Financial fraud is a high-stakes issue in banking, where schemes are becoming increasingly sophisticated and costly. As a result, detecting anomalies quickly and accurately is a top priority.
But traditional data-driven fraud detection models face challenges such as data scarcity, privacy constraints, and model bias. This is where synthetic data emerges as a powerful enabler for fraud detection at scale.
Synthetic data is AI-generated data that mimics the statistical properties of real-world datasets without exposing sensitive information. It offers financial institutions a way to train and test models more effectively while maintaining compliance and protecting privacy.
How synthetic data is changing the game
Fraud detection systems rely on large volumes of data to identify patterns and detect anomalies. However, real-world banking data is often constrained by stringent data protection laws, such as the General Data Protection Regulation (GDPR) and the California Consumer Privacy Act (CCPA). It’s also subject to compliance risks and access restrictions that limit its availability. Additionally, fraud is frequent and diverse, making it difficult to train models on the wide range of scenarios required. Collecting examples of all possible fraud types remains a significant challenge for banks.
Synthetic data provides a powerful solution to these challenges, enabling banks to simulate a wide variety of fraud scenarios to train machine learning models more effectively. It addresses real-world constraints while supporting innovation in fraud detection.
Banks can realize multiple benefits from using synthetic data, including:
- Improved model training: Synthetic datasets can be engineered to include a higher proportion of fraud cases, helping to train more robust detection models. By oversampling rare events, banks can fine-tune algorithms to detect fraud more quickly and accurately.
- Privacy and compliance: Because synthetic data is artificially generated and contains no real customer information, it enables secure data sharing across internal teams and external partners. This facilitates collaboration and testing without compromising privacy or violating regulations.
- Faster, lower-cost development: Synthetic data can be created on demand, significantly reducing the time and costs associated with data collection, cleaning, anonymization, and compliance reviews. Generating datasets that mimic real transactions enables faster, more cost-effective AI development.

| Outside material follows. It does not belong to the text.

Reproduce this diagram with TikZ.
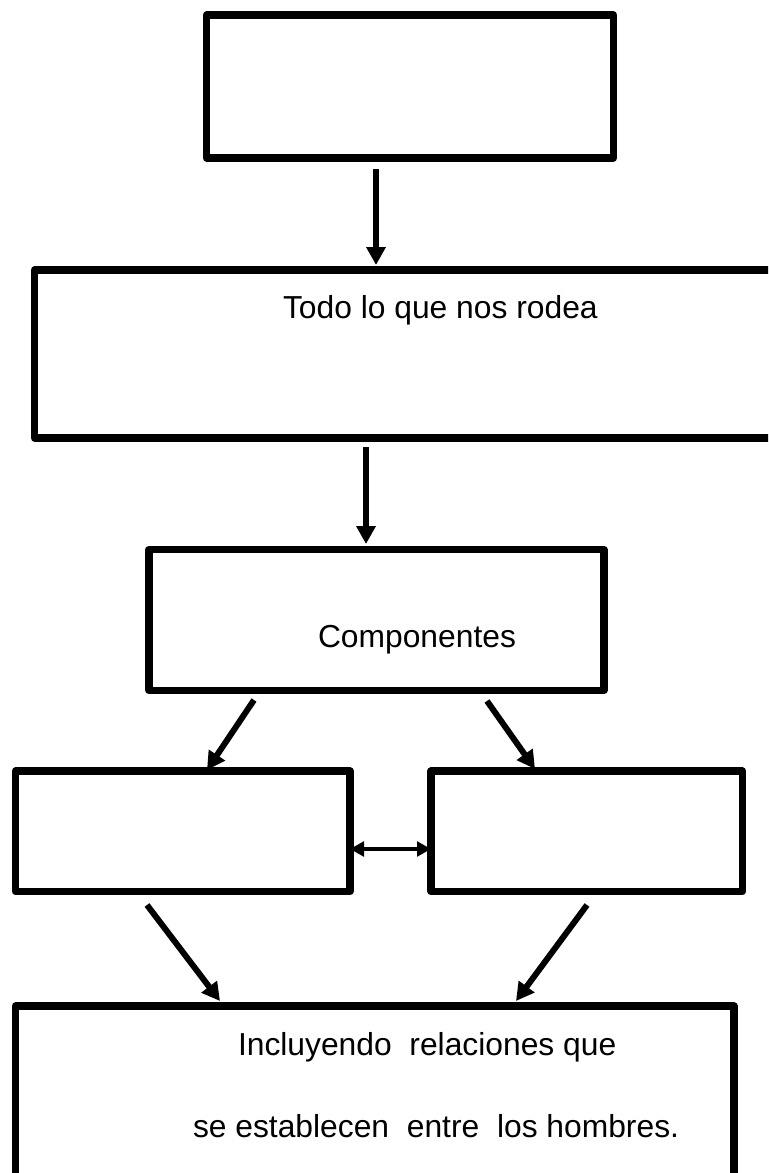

Key areas where synthetic data can improve banking operations include:
- Transaction monitoring to flag suspicious behavior.
- Customer onboarding to detect fraudulent accounts.
- Internal auditing to ensure compliance and accuracy.
- Secure third-party data sharing to enable collaboration without risking privacy.
Synthetic data allows financial institutions to better align fraud prevention with broader business goals while staying ahead of compliance demands. It enables innovation with reduced risk by allowing detection models or digital services to be tested in a safe, simulated environment before deployment.
Additionally, synthetic data reduces dependency on siloed data access processes, leading to faster time-to-value and accelerated innovation.
Keys to success: Talent, tools and governance
Before adopting synthetic data, financial institutions should invest in the right talent and tools to ensure teams are equipped with the necessary expertise. This includes building a foundation of data science, AI/ML engineering, governance, domain knowledge and platform capabilities. It’s also important to address key strategic questions up front and establish robust governance frameworks to ensure data quality, traceability and regulatory compliance.
Banks should start with high-impact use cases such as customer experience personalization, product development or credit scoring – all areas where synthetic data can deliver clear ROI.
Synthetic data is more than a privacy workaround – it’s a strategic asset. For banks navigating the dual pressures of fraud prevention and innovation, synthetic data fuels AI-driven fraud detection while safeguarding customer trust. Forward-looking institutions will embrace synthetic data to lead on innovation and detect fraud faster.